I have a 1923 touring car that's I'm trying to keep original as possible (still has the original upholstery and top). Needs new tires though. My questions:
1. Is tread pattern up to my discretion?
2. What about metal valve stems, brass stem covers, etc. - what should I buy in that department?
3. I live in southern Ohio. Is there a place relatively close where I could pick up the tires and save some money?
4. Any other advice before I proceed?
Snyder's is in New Springfield, Ohio, and they'll have everything T that you'll ever need.
As for tires, there isn't a huge selection out there. Personally, I've run nothing but the Firestone 30" tires. I also use the rubber stems because they're cheap, but the metal ones would be correct (not brass, you car is too late for that).
The metal stem tube is correct, plus advantage over rubber tube is you can use the proper nickel plated lock nut and stem cover.
The metal stem locks to the clincher rim and prevents tearing that a rubber stem can do if the tire casing shifts from too low pressure. These clincher tires are high pressure (60psi min to 70psi) to hold the tire on the rim.
Original wheel and tire
As for tires, the Firestone as Cameron posted is good choice, same brand used on a lot of production (Ford sourced tires from other companies too), but had a personal relationship with Harvey Firestone, so there is a link to history with those tires.

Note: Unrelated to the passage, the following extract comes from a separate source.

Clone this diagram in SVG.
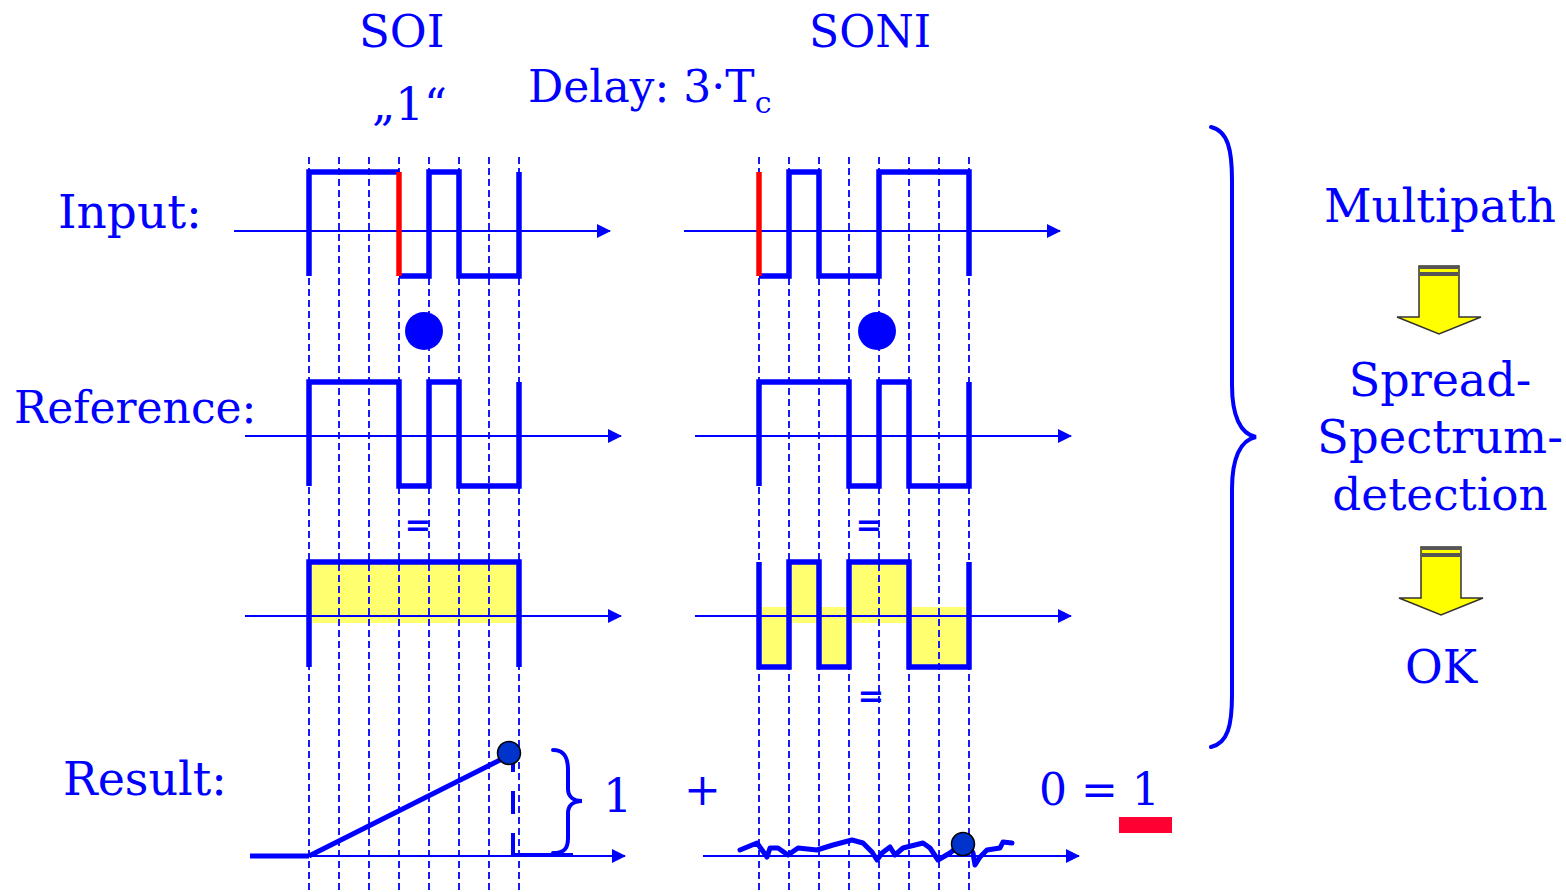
<svg xmlns="http://www.w3.org/2000/svg" width="1566" height="892" viewBox="0 0 1566 892">
<style>
text{font-family:"DejaVu Serif","Liberation Serif",serif;font-size:46px;fill:#0000ff}
.grid{stroke:#0000ff;stroke-width:1.8;stroke-dasharray:7 4;fill:none}
.axis{stroke:#0000ff;stroke-width:2.2;fill:none}
.wave{stroke:#0000ff;stroke-width:5.5;fill:none;stroke-linejoin:miter}
.red{stroke:#ff0000;stroke-width:5.5;fill:none}
.yel{fill:#ffff70;stroke:none}
.brace{stroke:#0000ff;stroke-width:4;fill:none;stroke-linecap:round}
.dot{fill:#0000ff}
.rdot{fill:#0033cc;stroke:#000;stroke-width:1.5}
.yarrow{fill:#ffff00;stroke:#333;stroke-width:1.5}
.stripe{fill:#555}
.eq{font-size:32px;font-weight:bold}
</style>
<defs>
<marker id="arr" viewBox="0 0 14 14" refX="13" refY="7" markerWidth="14" markerHeight="14" markerUnits="userSpaceOnUse" orient="auto">
<path d="M0,0 L14,7 L0,14 z" fill="#0000ff"/>
</marker>
<g id="yarrowshape">
<polygon class="yarrow" points="1419,266 1459,266 1459,317 1481,317 1439,334 1397,317 1419,317"/>
<rect class="stripe" x="1420" y="266" width="38" height="3"/>
<rect class="stripe" x="1420" y="272" width="38" height="4"/>
</g>
</defs>

<g id="titles">
<text x="359" y="47" style="font-size:45px">SOI</text>
<text x="809" y="47" style="font-size:44px">SONI</text>
<text x="372" y="120" style="font-size:45px">„1“</text>
<text x="528" y="102" style="font-size:44px">Delay: 3·T<tspan style="font-size:30px" dy="11">c</tspan></text>
</g>

<g id="labels">
<text x="58" y="228" style="font-size:47px">Input:</text>
<text x="14" y="423" style="font-size:44px">Reference:</text>
<text x="63" y="795">Result:</text>
</g>

<g id="yellow">
<rect class="yel" x="311" y="564" width="206" height="59"/>
<rect class="yel" x="762" y="607" width="27" height="58"/>
<rect class="yel" x="789" y="564" width="30" height="59"/>
<rect class="yel" x="819" y="607" width="30" height="58"/>
<rect class="yel" x="849" y="564" width="60" height="59"/>
<rect class="yel" x="909" y="607" width="58" height="58"/>
</g>

<g id="grid">
<path class="grid" d="M309,157V892M339,157V892M369,157V892M399,157V892M429,157V892M459,157V892M489,157V892M519,157V892"/>
<path class="grid" d="M759,157V892M789,157V892M819,157V892M849,157V892M879,157V892M909,157V892M939,157V892M969,157V892"/>
</g>

<g id="connectors">
<line class="axis" x1="234" y1="231" x2="610" y2="231" marker-end="url(#arr)"/>
<line class="axis" x1="684" y1="231" x2="1060" y2="231" marker-end="url(#arr)"/>
<line class="axis" x1="245" y1="436" x2="621" y2="436" marker-end="url(#arr)"/>
<line class="axis" x1="695" y1="436" x2="1071" y2="436" marker-end="url(#arr)"/>
<line class="axis" x1="245" y1="616" x2="621" y2="616" marker-end="url(#arr)"/>
<line class="axis" x1="695" y1="616" x2="1071" y2="616" marker-end="url(#arr)"/>
<line class="axis" x1="250" y1="856" x2="625" y2="856" marker-end="url(#arr)"/>
<line class="axis" x1="703" y1="856" x2="1079" y2="856" marker-end="url(#arr)"/>
</g>

<g id="soi-input">
<path class="wave" d="M309,276V172H399M399,276H429V172H459V276H519V172"/>
<path class="red" d="M399,172V276"/>
</g>
<g id="soni-input">
<path class="wave" d="M759,276H789V172H819V276H879V172H969V276"/>
<path class="red" d="M759,172V276"/>
</g>

<g id="mult-dots">
<circle class="dot" cx="424" cy="331" r="19"/>
<circle class="dot" cx="877" cy="331" r="19"/>
</g>

<g id="soi-reference">
<path class="wave" d="M309,486V382H399V486H429V382H459V486H519V382"/>
</g>
<g id="soni-reference">
<path class="wave" d="M759,486V382H849V486H879V382H909V486H969V382"/>
</g>

<g id="equals">
<text class="eq" x="418" y="536" text-anchor="middle">=</text>
<text class="eq" x="869" y="536" text-anchor="middle">=</text>
<text class="eq" x="871" y="707" text-anchor="middle">=</text>
</g>

<g id="soi-product">
<path class="wave" d="M309,667V562H519V667"/>
</g>
<g id="soni-product">
<path class="wave" d="M759,562V667H789V562H819V667H849V562H909V667H969V562"/>
</g>

<g id="soi-result">
<line x1="250" y1="856" x2="309" y2="856" stroke="#0000ff" stroke-width="5"/>
<line x1="309" y1="856" x2="506" y2="757" stroke="#0000ff" stroke-width="5"/>
<path d="M513,856V763" stroke="#0000ff" stroke-width="4" stroke-dasharray="23 19" fill="none"/>
<line x1="513" y1="855" x2="573" y2="855" stroke="#0000ff" stroke-width="4"/>
<circle class="rdot" cx="509" cy="753" r="11.5"/>
<path class="brace" d="M553,750C566,750 568,760 568,770L568,789C568,797 574,801 582,801C574,801 568,805 568,813L568,838C568,848 565,853 553,853"/>
<text x="603" y="812">1</text>
</g>

<g id="soni-result">
<path d="M740,850L757,843L762,850L767,857L770,848L778,848L788,855L798,848L817,850L833,845L852,840L863,843L872,852L877,860L882,853L890,847L895,855L903,848L923,843L930,848L938,860L950,853L960,845L968,843L973,853L975,865L980,857L987,850L1000,848L1003,842L1012,843" stroke="#0000ff" stroke-width="5" fill="none" stroke-linejoin="round" stroke-linecap="round"/>
<circle class="rdot" cx="963" cy="844" r="11.5"/>
<text x="684" y="805" style="font-size:44px">+</text>
<text x="1039" y="805" style="font-size:44px">0 = 1</text>
<rect x="1119" y="817" width="53" height="16" fill="#ff0033"/>
</g>

<g id="brace-right">
<path class="brace" d="M1211,127C1228,131 1232,150 1232,180L1232,385C1232,415 1240,434 1256,437C1240,440 1232,459 1232,489L1232,695C1232,725 1228,743 1211,747"/>
</g>

<g id="conclusion">
<text x="1440" y="222" text-anchor="middle" style="font-size:46.5px">Multipath</text>
<use href="#yarrowshape"/>
<text x="1440" y="396" text-anchor="middle">Spread-</text>
<text x="1440" y="453" text-anchor="middle" style="font-size:46.5px">Spectrum-</text>
<text x="1440" y="510" text-anchor="middle" style="font-size:45.3px">detection</text>
<use href="#yarrowshape" transform="translate(2,281)"/>
<text x="1441" y="683" text-anchor="middle">OK</text>
</g>
</svg>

If you want absolutely correct details, I think the Firestone clinchers are authentic for 1923. I believe Wards Riversides came along in the thirties or forties, and I use them because I don't want to pay the horrendous price of Firestones. There is no difference in quality, as all clincher tires come from the same factory.
Riversides on my 1923 touring.
Universal T-Driver's are probably the best bang for the buck for a driving tire. If you're looking for show points, then maybe some of the others will be better, but the T-Driver is a decent, inexpensive (Well, all things ARE relative) tire.